Satellite launch postponed for one day
Published 16 March, 2009, 20:46
Just seven seconds before lift-off of the Russian Rokot booster with a European satellite aboard, the cyclic graph was interrupted and the launch postponed for one day.
The European Space Agency (ESA) has entrusted its GOCE satellite mission to the converted Russian SS-19 ballistic missile carrier Rokot, which was due to blast off from the Russian Plesetsk military cosmodrome today at 17:21 (14:21 GMT). However, just seconds before the launch, it was postponed until tomorrow.
“The launch of the Rokot carrier with the European satellite on board has been shifted one day to a reserve date due to problems of a technical nature,” lieutenant colonel Aleksey Zolotukhin, spokesman for the Russian space-borne military forces, told journalists.

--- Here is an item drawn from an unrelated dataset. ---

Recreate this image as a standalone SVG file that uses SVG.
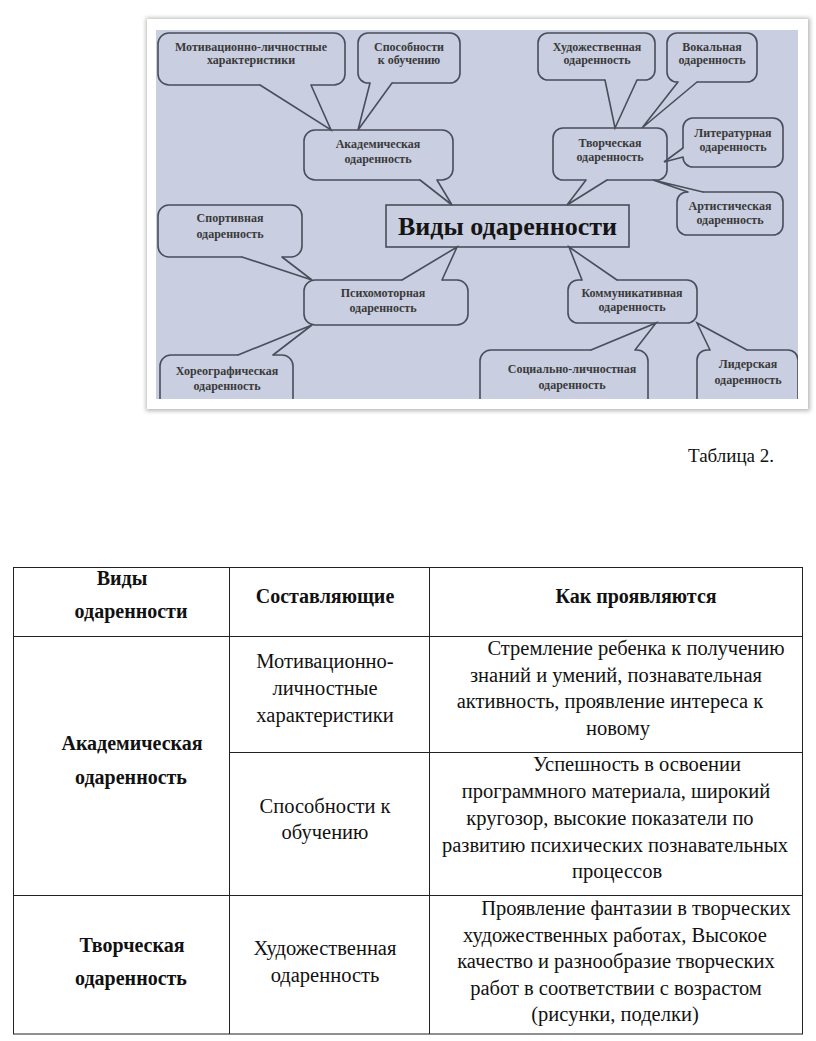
<svg xmlns="http://www.w3.org/2000/svg" width="816" height="1041" viewBox="0 0 816 1041">
<defs>
<style>
.bx{fill:#c9cee0;stroke:#4a4e5a;stroke-width:1.6}
.cv{fill:#c9cee0;stroke:none}
.tl{fill:none;stroke:#4a4e5a;stroke-width:1.6;stroke-linecap:round;stroke-linejoin:miter}
.ct{font-family:"Liberation Serif",serif;font-size:12px;font-weight:bold;fill:#3a3a3a;text-anchor:middle}
.ttl{font-family:"Liberation Serif",serif;font-size:26px;font-weight:bold;fill:#151515;text-anchor:middle}
.tb{font-family:"Liberation Serif",serif;font-size:20.5px;fill:#111;text-anchor:middle}
.tbb{font-family:"Liberation Serif",serif;font-size:20px;font-weight:bold;fill:#111;text-anchor:middle}
.grid{stroke:#222;stroke-width:1;fill:none}
</style>
<clipPath id="clipA"><rect x="156" y="30" width="642" height="369"/></clipPath>
<filter id="sh" x="-5%" y="-5%" width="110%" height="110%"><feGaussianBlur stdDeviation="2"/></filter>
</defs>
<rect width="816" height="1041" fill="#ffffff"/>
<!-- picture frame -->
<rect x="146" y="18" width="664" height="393" fill="#b8b8b8" filter="url(#sh)"/>
<rect x="147" y="19" width="661" height="390" fill="#ffffff"/>
<rect x="156" y="30" width="642" height="369" fill="#c9cee0"/>
<g clip-path="url(#clipA)">
<g id="motiv"><rect class="bx" x="158" y="33" width="187" height="52" rx="11"/><text class="ct" x="251" y="51">Мотивационно-личностные</text><text class="ct" x="251" y="64">характеристики</text></g>
<g id="sposob"><rect class="bx" x="358" y="33" width="102" height="50" rx="10"/><text class="ct" x="409" y="51">Способности</text><text class="ct" x="409" y="64">к обучению</text></g>
<g id="akad"><rect class="bx" x="304" y="130" width="149" height="50" rx="11"/><text class="ct" x="378" y="148">Академическая</text><text class="ct" x="378" y="163">одаренность</text></g>
<g id="hud"><rect class="bx" x="538" y="33" width="117" height="47" rx="10"/><text class="ct" x="597" y="51">Художественная</text><text class="ct" x="597" y="64">одаренность</text></g>
<g id="vokal"><rect class="bx" x="667" y="33" width="90" height="49" rx="10"/><text class="ct" x="712" y="51">Вокальная</text><text class="ct" x="712" y="64">одаренность</text></g>
<g id="tvor"><rect class="bx" x="553" y="128" width="114" height="52" rx="10"/><text class="ct" x="610" y="147">Творческая</text><text class="ct" x="610" y="161">одаренность</text></g>
<g id="liter"><rect class="bx" x="683" y="118" width="100" height="49" rx="10"/><text class="ct" x="733" y="137">Литературная</text><text class="ct" x="733" y="151">одаренность</text></g>
<g id="artist"><rect class="bx" x="677" y="192" width="106" height="43" rx="10"/><text class="ct" x="730" y="210">Артистическая</text><text class="ct" x="730" y="224">одаренность</text></g>
<g id="sport"><rect class="bx" x="158" y="205" width="144" height="52" rx="11"/><text class="ct" x="230" y="222">Спортивная</text><text class="ct" x="230" y="238">одаренность</text></g>
<g id="psih"><rect class="bx" x="304" y="280" width="164" height="45" rx="11"/><text class="ct" x="383" y="297">Психомоторная</text><text class="ct" x="383" y="312">одаренность</text></g>
<g id="horeo"><rect class="bx" x="160" y="355" width="133" height="60" rx="11"/><text class="ct" x="227" y="375">Хореографическая</text><text class="ct" x="227" y="390">одаренность</text></g>
<g id="komm"><rect class="bx" x="568" y="280" width="129" height="43" rx="10"/><text class="ct" x="632" y="297">Коммуникативная</text><text class="ct" x="632" y="311">одаренность</text></g>
<g id="social"><rect class="bx" x="480" y="350" width="168" height="60" rx="11"/><text class="ct" x="572" y="373">Социально-личностная</text><text class="ct" x="572" y="389">одаренность</text></g>
<g id="lider"><rect class="bx" x="697" y="350" width="101" height="60" rx="10"/><text class="ct" x="748" y="368">Лидерская</text><text class="ct" x="748" y="384">одаренность</text></g>
<g id="center"><rect class="bx" x="386" y="205" width="243" height="42"/><text class="ttl" x="507.5" y="235" textLength="219" lengthAdjust="spacingAndGlyphs">Виды одаренности</text></g>
<g id="connectors">
<polygon class="cv" points="260,82 260,85 331,130 311,85 311,82"/><polyline class="tl" points="260,85 331,130 311,85"/>
<polygon class="cv" points="370,80 370,83 358,130 392,83 392,80"/><polyline class="tl" points="370,83 358,130 392,83"/>
<polygon class="cv" points="420,177 420,180 452,205 437,180 437,177"/><polyline class="tl" points="420,180 452,205 437,180"/>
<polygon class="cv" points="605,77 605,80 615,128 637,80 637,77"/><polyline class="tl" points="605,80 615,128 637,80"/>
<polygon class="cv" points="678,79 678,82 642,128 697,82 697,79"/><polyline class="tl" points="678,82 642,128 697,82"/>
<polygon class="cv" points="586,177 586,180 567,205 607,180 607,177"/><polyline class="tl" points="586,180 567,205 607,180"/>
<polygon class="cv" points="686,148 683,148 664,162 683,157 686,157"/><polyline class="tl" points="683,148 664,162 683,157"/>
<polygon class="cv" points="688,195 688,192 653,180 703,192 703,195"/><polyline class="tl" points="688,192 653,180 703,192"/>
<polygon class="cv" points="242,254 242,257 312,280 282,257 282,254"/><polyline class="tl" points="242,257 312,280 282,257"/>
<polygon class="cv" points="402,283 402,280 457,247 442,280 442,283"/><polyline class="tl" points="402,280 457,247 442,280"/>
<polygon class="cv" points="238,358 238,355 312,325 273,355 273,358"/><polyline class="tl" points="238,355 312,325 273,355"/>
<polygon class="cv" points="582,283 582,280 569,247 617,280 617,283"/><polyline class="tl" points="582,280 569,247 617,280"/>
<polygon class="cv" points="591,353 591,350 656,323 635,350 635,353"/><polyline class="tl" points="591,350 656,323 635,350"/>
<polygon class="cv" points="710,353 710,350 697,323 747,350 747,353"/><polyline class="tl" points="710,350 697,323 747,350"/>
</g>
</g>
<text x="688" y="462" style="font-family:'Liberation Serif',serif;font-size:19px;fill:#111">Таблица 2.</text>
<g id="table">
<rect class="grid" x="13.5" y="567.5" width="789" height="466.5"/>
<line class="grid" x1="229.5" y1="567" x2="229.5" y2="1034"/>
<line class="grid" x1="429.5" y1="567" x2="429.5" y2="1034"/>
<line class="grid" x1="13" y1="636.5" x2="803" y2="636.5"/>
<line class="grid" x1="229" y1="752.5" x2="803" y2="752.5"/>
<line class="grid" x1="13" y1="895.5" x2="803" y2="895.5"/>
<text class="tbb" x="122" y="585">Виды</text>
<text class="tbb" x="131" y="618">одаренности</text>
<text class="tbb" x="325" y="603">Составляющие</text>
<text class="tbb" x="636" y="603">Как проявляются</text>
<text class="tbb" x="132" y="750">Академическая</text>
<text class="tbb" x="131" y="784">одаренность</text>
<text class="tb" x="325" y="668">Мотивационно-</text>
<text class="tb" x="325" y="695">личностные</text>
<text class="tb" x="325" y="722">характеристики</text>
<text class="tb" x="636" y="655">Стремление ребенка к получению</text>
<text class="tb" x="616" y="682">знаний и умений, познавательная</text>
<text class="tb" x="610" y="708">активность, проявление интереса к</text>
<text class="tb" x="618" y="735">новому</text>
<text class="tb" x="325" y="813">Способности к</text>
<text class="tb" x="325" y="839">обучению</text>
<text class="tb" x="637" y="771">Успешность в освоении</text>
<text class="tb" x="616" y="798">программного материала, широкий</text>
<text class="tb" x="610" y="825">кругозор, высокие показатели по</text>
<text class="tb" x="615" y="852">развитию психических познавательных</text>
<text class="tb" x="617" y="878">процессов</text>
<text class="tbb" x="132" y="952">Творческая</text>
<text class="tbb" x="131" y="985">одаренность</text>
<text class="tb" x="325" y="955">Художественная</text>
<text class="tb" x="325" y="982">одаренность</text>
<text class="tb" x="636" y="915">Проявление фантазии в творческих</text>
<text class="tb" x="615" y="942">художественных работах, Высокое</text>
<text class="tb" x="616" y="968">качество и разнообразие творческих</text>
<text class="tb" x="616" y="995">работ в соответствии с возрастом</text>
<text class="tb" x="615" y="1021">(рисунки, поделки)</text>
</g>
</svg>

The delay had been caused by the failure of Rokot’s operational tower on the launch pad.
GOCE (the Gravity field and steady-state Ocean Circulation Explorer) is the first European satellite to measure the gravitational field and study the world ocean currents as part of the ESA's Living Planet program.
The GOCE programme will help in understanding how the Earth's gravity field influences oceanic currents, changes the water level and effects climate. It will also study the Earth's underground activities in areas of high volcanic and seismic events.
The satellite weighs approximately 1,200 kilograms.
The GOCE launch had initially been planned for autumn 2008 and was postponed several times due to problems in the working of the upper stage control system.